▶ THE REQUEST: Quote every line as written. Omit pictures.

─── SUPPLIED RECORDS

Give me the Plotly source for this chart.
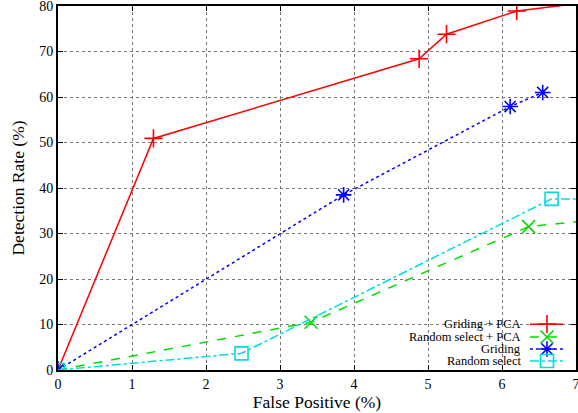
import plotly.graph_objects as go

# ---- data ----
gp_x = [0, 1.29, 4.88, 5.25, 6.2, 7.3]
gp_y = [0, 50.9, 68.4, 73.8, 78.9, 81.1]

rsp_x = [0, 3.42, 6.36, 7.5]
rsp_y = [0, 10.5, 31.5, 33.4]

g_x = [0, 3.86, 6.11, 6.55]
g_y = [0, 38.5, 57.9, 61.0]

rs_x = [0, 2.48, 6.67, 7.5]
rs_y = [0, 3.66, 37.6, 37.6]

names = ["Griding + PCA", "Random select + PCA", "Griding", "Random select"]
colors = ["#ff0000", "#00dd00", "#0000ff", "#00dddd"]
dashes = ["solid", "dash", "dot", "dashdot"]
symbols = ["cross-thin-open", "x-thin-open", "asterisk-open", "square-open"]
msizes = [13, 13, 13, 13]

x_ticks = [0, 1, 2, 3, 4, 5, 6, 7]
y_ticks = [0, 10, 20, 30, 40, 50, 60, 70, 80]

series = [(gp_x, gp_y), (rsp_x, rsp_y), (g_x, g_y), (rs_x, rs_y)]

font_family = "'Liberation Serif'"

fig = go.Figure()
for (xs, ys), n, c, d, s, ms in zip(series, names, colors, dashes, symbols, msizes):
    fig.add_trace(go.Scatter(
        x=xs, y=ys, name=n, mode="lines+markers",
        line=dict(color=c, width=1.5, dash=d),
        marker=dict(symbol=s, size=ms, color=c, line=dict(color=c, width=1.6)),
        showlegend=False,
    ))

# ---- gnuplot-style key (text right-aligned, sample on the right) ----
key_rows = [0.126, 0.0907, 0.0577, 0.0247]
for n, c, d, s, ms, ky in zip(names, colors, dashes, symbols, msizes, key_rows):
    fig.add_trace(go.Scatter(
        x=[0.911, 0.975], y=[ky, ky], xaxis="x2", yaxis="y2", mode="lines",
        line=dict(color=c, width=1.5, dash=d), showlegend=False, hoverinfo="skip",
    ))
    fig.add_trace(go.Scatter(
        x=[0.944], y=[ky], xaxis="x2", yaxis="y2", mode="markers",
        marker=dict(symbol=s, size=ms, color=c, line=dict(color=c, width=1.6)),
        showlegend=False, hoverinfo="skip",
    ))
    fig.add_annotation(
        x=0.896, y=ky, xref="paper", yref="paper", text=n, showarrow=False,
        xanchor="right", yanchor="middle", borderpad=0,
        font=dict(size=12.5, color="black", family=font_family),
    )

# opaque key box (hides grid)
fig.add_shape(type="rect", xref="paper", yref="paper", x0=0.627, x1=0.99, y0=0.003, y1=0.148,
              fillcolor="white", line=dict(width=0), layer="between")

axis_common = dict(
    showline=True, linecolor="black", linewidth=2, mirror="allticks",
    ticks="inside", ticklen=5, tickwidth=1, tickcolor="black",
    showgrid=True, gridcolor="#777777", griddash="dot", gridwidth=1,
    zeroline=False, automargin=False, ticklabeloverflow="allow",
    tickfont=dict(size=14, color="black", family=font_family),
)

fig.update_layout(
    width=578, height=413,
    margin=dict(l=58, r=2, t=6, b=43),
    plot_bgcolor="white", paper_bgcolor="white",
    font=dict(family=font_family, color="black"),
    xaxis=dict(range=[0, 7], tickvals=x_ticks, **axis_common,
               title=dict(text="False Positive (%)", font=dict(size=17.5, family=font_family), standoff=5)),
    yaxis=dict(range=[0, 80], tickvals=y_ticks, **axis_common,
               title=dict(text="Detection Rate (%)", font=dict(size=17.5, family=font_family), standoff=10)),
    xaxis2=dict(overlaying="x", range=[0, 1], visible=False, fixedrange=True),
    yaxis2=dict(overlaying="y", range=[0, 1], visible=False, fixedrange=True),
)

fig.write_html("out.html", config={"displayModeBar": False},
               post_script="document.body.style.margin='0';document.body.style.overflow='hidden';")
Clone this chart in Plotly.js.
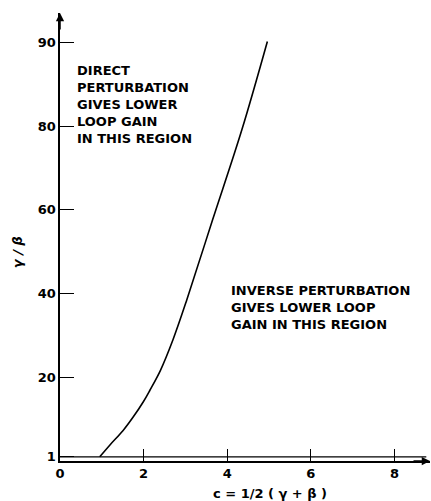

──────

▶ TASK OUTPUT:
Give me the Plotly source for this chart.
import plotly.graph_objects as go

# ---- data ----
gp_x = [0, 1.29, 4.88, 5.25, 6.2, 7.3]
gp_y = [0, 50.9, 68.4, 73.8, 78.9, 81.1]

rsp_x = [0, 3.42, 6.36, 7.5]
rsp_y = [0, 10.5, 31.5, 33.4]

g_x = [0, 3.86, 6.11, 6.55]
g_y = [0, 38.5, 57.9, 61.0]

rs_x = [0, 2.48, 6.67, 7.5]
rs_y = [0, 3.66, 37.6, 37.6]

names = ["Griding + PCA", "Random select + PCA", "Griding", "Random select"]
colors = ["#ff0000", "#00dd00", "#0000ff", "#00dddd"]
dashes = ["solid", "dash", "dot", "dashdot"]
symbols = ["cross-thin-open", "x-thin-open", "asterisk-open", "square-open"]
msizes = [13, 13, 13, 13]

x_ticks = [0, 1, 2, 3, 4, 5, 6, 7]
y_ticks = [0, 10, 20, 30, 40, 50, 60, 70, 80]

series = [(gp_x, gp_y), (rsp_x, rsp_y), (g_x, g_y), (rs_x, rs_y)]

font_family = "'Liberation Serif'"

fig = go.Figure()
for (xs, ys), n, c, d, s, ms in zip(series, names, colors, dashes, symbols, msizes):
    fig.add_trace(go.Scatter(
        x=xs, y=ys, name=n, mode="lines+markers",
        line=dict(color=c, width=1.5, dash=d),
        marker=dict(symbol=s, size=ms, color=c, line=dict(color=c, width=1.6)),
        showlegend=False,
    ))

# ---- gnuplot-style key (text right-aligned, sample on the right) ----
key_rows = [0.126, 0.0907, 0.0577, 0.0247]
for n, c, d, s, ms, ky in zip(names, colors, dashes, symbols, msizes, key_rows):
    fig.add_trace(go.Scatter(
        x=[0.911, 0.975], y=[ky, ky], xaxis="x2", yaxis="y2", mode="lines",
        line=dict(color=c, width=1.5, dash=d), showlegend=False, hoverinfo="skip",
    ))
    fig.add_trace(go.Scatter(
        x=[0.944], y=[ky], xaxis="x2", yaxis="y2", mode="markers",
        marker=dict(symbol=s, size=ms, color=c, line=dict(color=c, width=1.6)),
        showlegend=False, hoverinfo="skip",
    ))
    fig.add_annotation(
        x=0.896, y=ky, xref="paper", yref="paper", text=n, showarrow=False,
        xanchor="right", yanchor="middle", borderpad=0,
        font=dict(size=12.5, color="black", family=font_family),
    )

# opaque key box (hides grid)
fig.add_shape(type="rect", xref="paper", yref="paper", x0=0.627, x1=0.99, y0=0.003, y1=0.148,
              fillcolor="white", line=dict(width=0), layer="between")

axis_common = dict(
    showline=True, linecolor="black", linewidth=2, mirror="allticks",
    ticks="inside", ticklen=5, tickwidth=1, tickcolor="black",
    showgrid=True, gridcolor="#777777", griddash="dot", gridwidth=1,
    zeroline=False, automargin=False, ticklabeloverflow="allow",
    tickfont=dict(size=14, color="black", family=font_family),
)

fig.update_layout(
    width=578, height=413,
    margin=dict(l=58, r=2, t=6, b=43),
    plot_bgcolor="white", paper_bgcolor="white",
    font=dict(family=font_family, color="black"),
    xaxis=dict(range=[0, 7], tickvals=x_ticks, **axis_common,
               title=dict(text="False Positive (%)", font=dict(size=17.5, family=font_family), standoff=5)),
    yaxis=dict(range=[0, 80], tickvals=y_ticks, **axis_common,
               title=dict(text="Detection Rate (%)", font=dict(size=17.5, family=font_family), standoff=10)),
    xaxis2=dict(overlaying="x", range=[0, 1], visible=False, fixedrange=True),
    yaxis2=dict(overlaying="y", range=[0, 1], visible=False, fixedrange=True),
)

fig.write_html("out.html", config={"displayModeBar": False},
               post_script="document.body.style.margin='0';document.body.style.overflow='hidden';")
Clone this chart in Plotly.js.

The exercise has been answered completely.